Math model ---------> Hardware model Rendering
These notes will focus on the mathematical modeling and rendering aspects of computer graphics. The hardware models used in computer graphics are fairly simple and fixed by computer manufacturers. These hardware models will be briefly reviewed in the next section.
On the other hands, the mathematical models used are under the control of the programmer and can tend to be very complex. One goal of these notes is to develop a simple, but powerful collection of mathematical data structures that will allows us to representation a rich variety of visual images. While this may seem to be a simple task, consider the problem of representing a coffee cup. Most data structures in computer science are used to represent discrete objects such a lists, trees and graphs. A coffee cup is smooth, continuous object whose visual appearance is characterized by its geometric shape and color. These notes will discuss methods for representing both geoemtric shape and color.

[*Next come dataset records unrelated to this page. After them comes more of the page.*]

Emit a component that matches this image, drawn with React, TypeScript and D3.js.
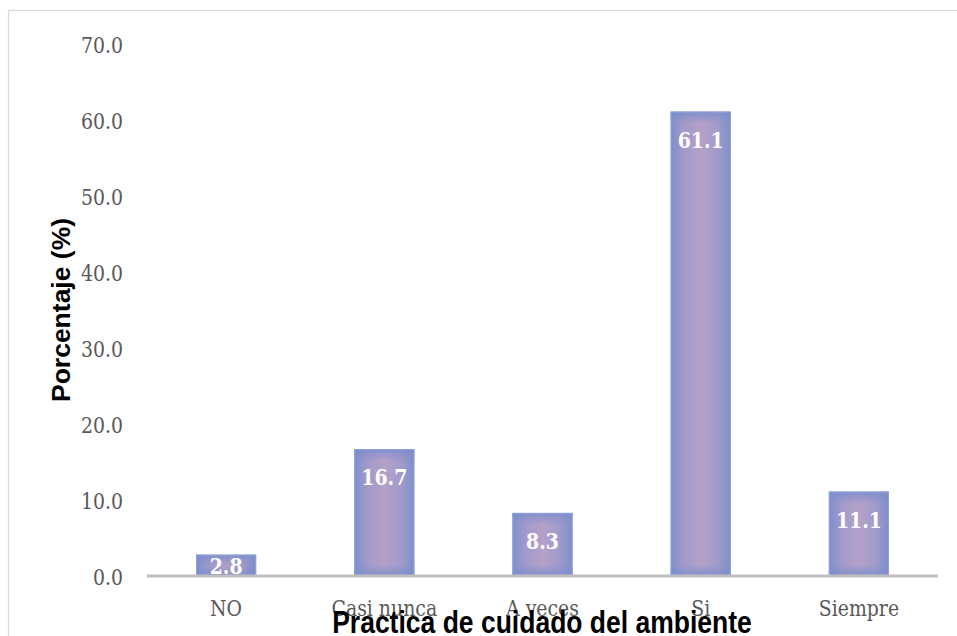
import React from "react";
import * as d3 from "d3";

const categories = ["NO", "Casi nunca", "A veces", "Si", "Siempre"];
const values = [2.8, 16.7, 8.3, 61.1, 11.1];
const yTicks = [0, 10, 20, 30, 40, 50, 60, 70];
const xTitle = "Practica de cuidado del ambiente";
const yTitle = "Porcentaje (%)";

const W = 957;
const H = 636;
const plot = { left: 147, right: 938, top: 44, bottom: 576 };
const serif = "'DejaVu Serif', serif";
const sans = "'Liberation Sans', Arial, sans-serif";

// serif text drawn slightly taller than wide
function SerifText(props: {
  x: number;
  y: number;
  anchor: string;
  fill: string;
  bold?: boolean;
  children: React.ReactNode;
}) {
  const sy = 1.1;
  return (
    <text
      transform={`translate(${props.x},${props.y}) scale(1,${sy})`}
      textAnchor={props.anchor}
      fontFamily={serif}
      fontWeight={props.bold ? "bold" : "normal"}
      fontSize={21}
      style={{ fontStretch: "condensed" }}
      fill={props.fill}
    >
      {props.children}
    </text>
  );
}

export default function App() {
  const x = d3
    .scaleBand<string>()
    .domain(categories)
    .range([plot.left, plot.right])
    .paddingInner(0.62)
    .paddingOuter(0.31);
  const y = d3.scaleLinear().domain([0, 70]).range([plot.bottom, plot.top]);
  const bw = x.bandwidth();

  return (
    <svg
      width={W}
      height={H}
      style={{ position: "absolute", left: 0, top: 0, background: "#fff" }}
    >
      <defs>
        <linearGradient id="barH" x1="0" x2="1" y1="0" y2="0">
          <stop offset="0%" stopColor="#7d8ecc" />
          <stop offset="22%" stopColor="#a29bca" />
          <stop offset="50%" stopColor="#b4a0c8" />
          <stop offset="78%" stopColor="#a29bca" />
          <stop offset="100%" stopColor="#7d8ecc" />
        </linearGradient>
        <linearGradient id="edgeTop" x1="0" x2="0" y1="0" y2="1">
          <stop offset="0%" stopColor="#7d8ecc" stopOpacity={0.9} />
          <stop offset="100%" stopColor="#7d8ecc" stopOpacity={0} />
        </linearGradient>
        <linearGradient id="edgeBottom" x1="0" x2="0" y1="1" y2="0">
          <stop offset="0%" stopColor="#7d8ecc" stopOpacity={0.9} />
          <stop offset="100%" stopColor="#7d8ecc" stopOpacity={0} />
        </linearGradient>
      </defs>

      {/* chart frame */}
      <rect x={8.5} y={10.5} width={W + 10} height={H + 10} fill="#fff" stroke="#d9d9d9" strokeWidth={1.2} />

      {/* y tick labels */}
      {yTicks.map((t) => (
        <SerifText key={t} x={123} y={y(t) + 9} anchor="end" fill="#595959">
          {t.toFixed(1)}
        </SerifText>
      ))}

      {/* bars */}
      {categories.map((c, i) => {
        const v = values[i];
        const x0 = x(c)!;
        const top = y(v);
        const h = plot.bottom - top;
        const edge = Math.min(12, h / 2);
        return (
          <g key={c}>
            <rect x={x0} y={top} width={bw} height={h} fill="url(#barH)" />
            <rect x={x0} y={top} width={bw} height={edge} fill="url(#edgeTop)" />
            <rect x={x0} y={plot.bottom - edge} width={bw} height={edge} fill="url(#edgeBottom)" />
            <rect x={x0 + 0.5} y={top + 0.5} width={bw - 1} height={h - 1} fill="none" stroke="#8ea2d8" strokeWidth={1} />
          </g>
        );
      })}

      {/* baseline */}
      <line x1={plot.left} x2={plot.right} y1={plot.bottom} y2={plot.bottom} stroke="#bfbfbf" strokeWidth={3} />

      {/* value labels */}
      {categories.map((c, i) => {
        const v = values[i];
        const cy = Math.min(y(v) + 28, plot.bottom - 10);
        return (
          <SerifText key={c} x={x(c)! + bw / 2} y={cy + 8} anchor="middle" fill="#fff" bold>
            {v.toFixed(1)}
          </SerifText>
        );
      })}

      {/* category labels */}
      {categories.map((c) => (
        <SerifText key={c} x={x(c)! + bw / 2} y={616} anchor="middle" fill="#595959">
          {c}
        </SerifText>
      ))}

      {/* axis titles */}
      <text
        transform="translate(542,633) scale(1,1.2)"
        textAnchor="middle"
        fontFamily={sans}
        fontWeight="bold"
        fontSize={26.5}
        fill="#000"
      >
        {xTitle}
      </text>
      <text
        transform="translate(70,310) rotate(-90)"
        textAnchor="middle"
        fontFamily={sans}
        fontWeight="bold"
        fontSize={26.5}
        fill="#000"
      >
        {yTitle}
      </text>
    </svg>
  );
}
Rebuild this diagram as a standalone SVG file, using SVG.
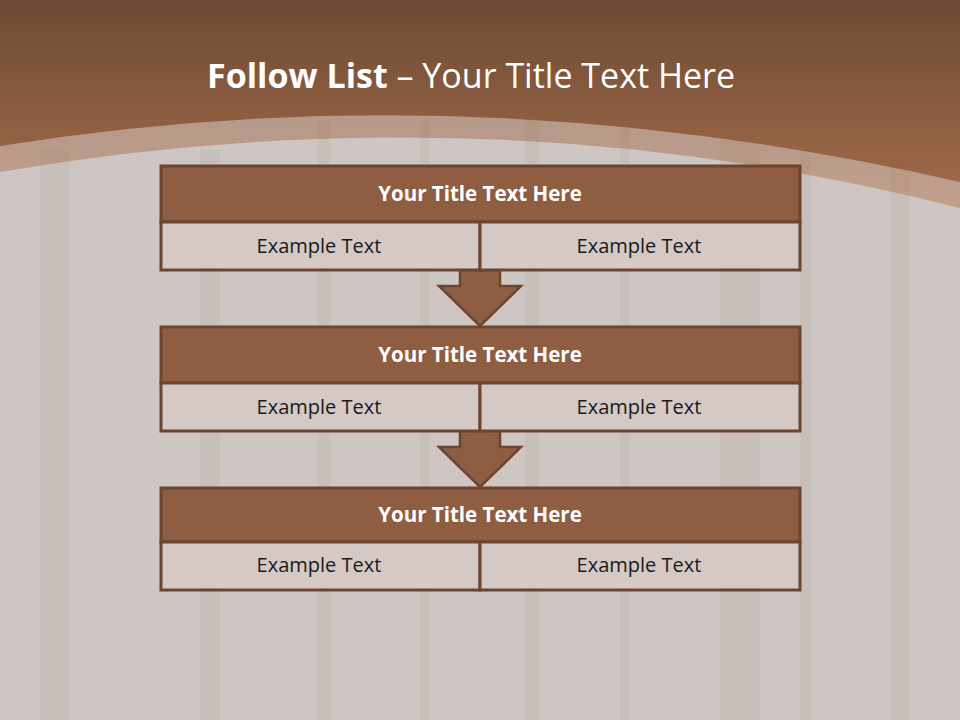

The other goal of these notes is to design algorithms that, given a mathematical model of the desired image, produce a collection of graphics hardware commands that approximate the image (rendering). The rendering agorithms will necessarily depend on the type of data structure used to represent the image. A typical rendering algorithm converts a complicated, continuous shape into a larger collection collection of simpler, discrete objects (such as blocks) that can be directly drawn on the graphical display of a computer.
The complexity of the rendering process also depends on the accuracy desired in the final image. In photorealistic rendering, one simulates optics to produce an image that matches (or closely approximates) a real world image. Such optical simulations are extremely expensive and are usually not interactive. Most interactive rendering algorithms satisfy a lower standard of accuracy, ``suspension of disbelief''. Under this standard, non-obvious, inacurraies in the final image are acceptable. For many types of synthetic images that have no physical realization, this standard is the only one available.